Transcribe the listing that follows in full, omitting pictures.

::::::

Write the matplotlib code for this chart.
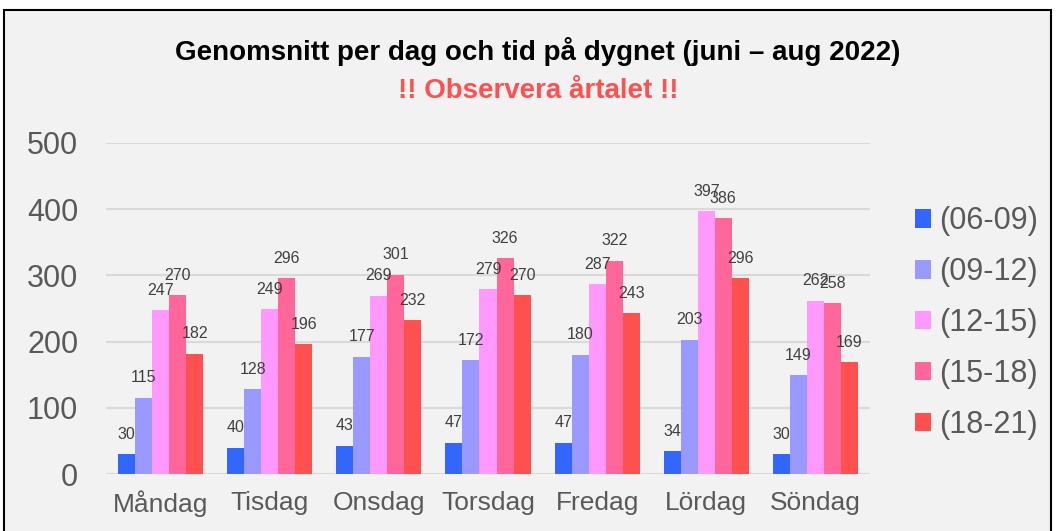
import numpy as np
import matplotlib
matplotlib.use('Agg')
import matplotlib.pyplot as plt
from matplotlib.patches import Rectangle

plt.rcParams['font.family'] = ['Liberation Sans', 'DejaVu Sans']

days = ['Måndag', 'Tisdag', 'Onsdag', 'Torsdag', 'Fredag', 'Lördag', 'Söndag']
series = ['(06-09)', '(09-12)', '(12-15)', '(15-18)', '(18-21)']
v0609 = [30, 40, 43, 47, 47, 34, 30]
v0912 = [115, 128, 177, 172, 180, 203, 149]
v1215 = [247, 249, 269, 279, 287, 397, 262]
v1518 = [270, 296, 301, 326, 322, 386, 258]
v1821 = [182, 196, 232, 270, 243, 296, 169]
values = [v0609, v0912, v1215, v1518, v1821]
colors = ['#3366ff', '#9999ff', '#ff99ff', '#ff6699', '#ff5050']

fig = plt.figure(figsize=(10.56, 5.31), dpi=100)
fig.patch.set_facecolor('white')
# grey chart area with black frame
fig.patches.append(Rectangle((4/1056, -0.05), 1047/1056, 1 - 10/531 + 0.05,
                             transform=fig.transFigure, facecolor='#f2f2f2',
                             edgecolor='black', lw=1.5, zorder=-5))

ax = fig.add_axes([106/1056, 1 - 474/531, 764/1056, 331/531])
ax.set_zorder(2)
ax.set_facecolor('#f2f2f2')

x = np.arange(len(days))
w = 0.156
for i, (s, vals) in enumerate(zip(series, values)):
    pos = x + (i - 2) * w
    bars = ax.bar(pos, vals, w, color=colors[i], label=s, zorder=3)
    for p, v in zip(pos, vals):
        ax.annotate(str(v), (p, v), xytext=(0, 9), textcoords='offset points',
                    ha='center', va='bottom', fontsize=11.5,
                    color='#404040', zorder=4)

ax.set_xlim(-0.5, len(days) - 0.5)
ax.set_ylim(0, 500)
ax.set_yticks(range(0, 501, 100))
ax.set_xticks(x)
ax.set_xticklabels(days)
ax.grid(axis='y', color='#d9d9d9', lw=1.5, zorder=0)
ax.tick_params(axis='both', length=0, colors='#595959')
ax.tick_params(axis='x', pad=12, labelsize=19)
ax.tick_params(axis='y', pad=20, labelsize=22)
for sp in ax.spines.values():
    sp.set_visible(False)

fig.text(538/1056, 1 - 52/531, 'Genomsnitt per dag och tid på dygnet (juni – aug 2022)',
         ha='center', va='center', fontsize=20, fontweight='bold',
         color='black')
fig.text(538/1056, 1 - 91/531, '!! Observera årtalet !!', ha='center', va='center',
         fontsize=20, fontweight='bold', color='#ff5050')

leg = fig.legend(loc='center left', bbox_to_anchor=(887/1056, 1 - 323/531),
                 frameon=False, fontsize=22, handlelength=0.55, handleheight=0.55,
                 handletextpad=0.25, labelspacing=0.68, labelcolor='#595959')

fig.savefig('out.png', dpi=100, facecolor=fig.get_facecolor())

::::::

→ **Exercise result**:
Write the matplotlib code for this chart.
import numpy as np
import matplotlib
matplotlib.use('Agg')
import matplotlib.pyplot as plt
from matplotlib.patches import Rectangle

plt.rcParams['font.family'] = ['Liberation Sans', 'DejaVu Sans']

days = ['Måndag', 'Tisdag', 'Onsdag', 'Torsdag', 'Fredag', 'Lördag', 'Söndag']
series = ['(06-09)', '(09-12)', '(12-15)', '(15-18)', '(18-21)']
v0609 = [30, 40, 43, 47, 47, 34, 30]
v0912 = [115, 128, 177, 172, 180, 203, 149]
v1215 = [247, 249, 269, 279, 287, 397, 262]
v1518 = [270, 296, 301, 326, 322, 386, 258]
v1821 = [182, 196, 232, 270, 243, 296, 169]
values = [v0609, v0912, v1215, v1518, v1821]
colors = ['#3366ff', '#9999ff', '#ff99ff', '#ff6699', '#ff5050']

fig = plt.figure(figsize=(10.56, 5.31), dpi=100)
fig.patch.set_facecolor('white')
# grey chart area with black frame
fig.patches.append(Rectangle((4/1056, -0.05), 1047/1056, 1 - 10/531 + 0.05,
                             transform=fig.transFigure, facecolor='#f2f2f2',
                             edgecolor='black', lw=1.5, zorder=-5))

ax = fig.add_axes([106/1056, 1 - 474/531, 764/1056, 331/531])
ax.set_zorder(2)
ax.set_facecolor('#f2f2f2')

x = np.arange(len(days))
w = 0.156
for i, (s, vals) in enumerate(zip(series, values)):
    pos = x + (i - 2) * w
    bars = ax.bar(pos, vals, w, color=colors[i], label=s, zorder=3)
    for p, v in zip(pos, vals):
        ax.annotate(str(v), (p, v), xytext=(0, 9), textcoords='offset points',
                    ha='center', va='bottom', fontsize=11.5,
                    color='#404040', zorder=4)

ax.set_xlim(-0.5, len(days) - 0.5)
ax.set_ylim(0, 500)
ax.set_yticks(range(0, 501, 100))
ax.set_xticks(x)
ax.set_xticklabels(days)
ax.grid(axis='y', color='#d9d9d9', lw=1.5, zorder=0)
ax.tick_params(axis='both', length=0, colors='#595959')
ax.tick_params(axis='x', pad=12, labelsize=19)
ax.tick_params(axis='y', pad=20, labelsize=22)
for sp in ax.spines.values():
    sp.set_visible(False)

fig.text(538/1056, 1 - 52/531, 'Genomsnitt per dag och tid på dygnet (juni – aug 2022)',
         ha='center', va='center', fontsize=20, fontweight='bold',
         color='black')
fig.text(538/1056, 1 - 91/531, '!! Observera årtalet !!', ha='center', va='center',
         fontsize=20, fontweight='bold', color='#ff5050')

leg = fig.legend(loc='center left', bbox_to_anchor=(887/1056, 1 - 323/531),
                 frameon=False, fontsize=22, handlelength=0.55, handleheight=0.55,
                 handletextpad=0.25, labelspacing=0.68, labelcolor='#595959')

fig.savefig('out.png', dpi=100, facecolor=fig.get_facecolor())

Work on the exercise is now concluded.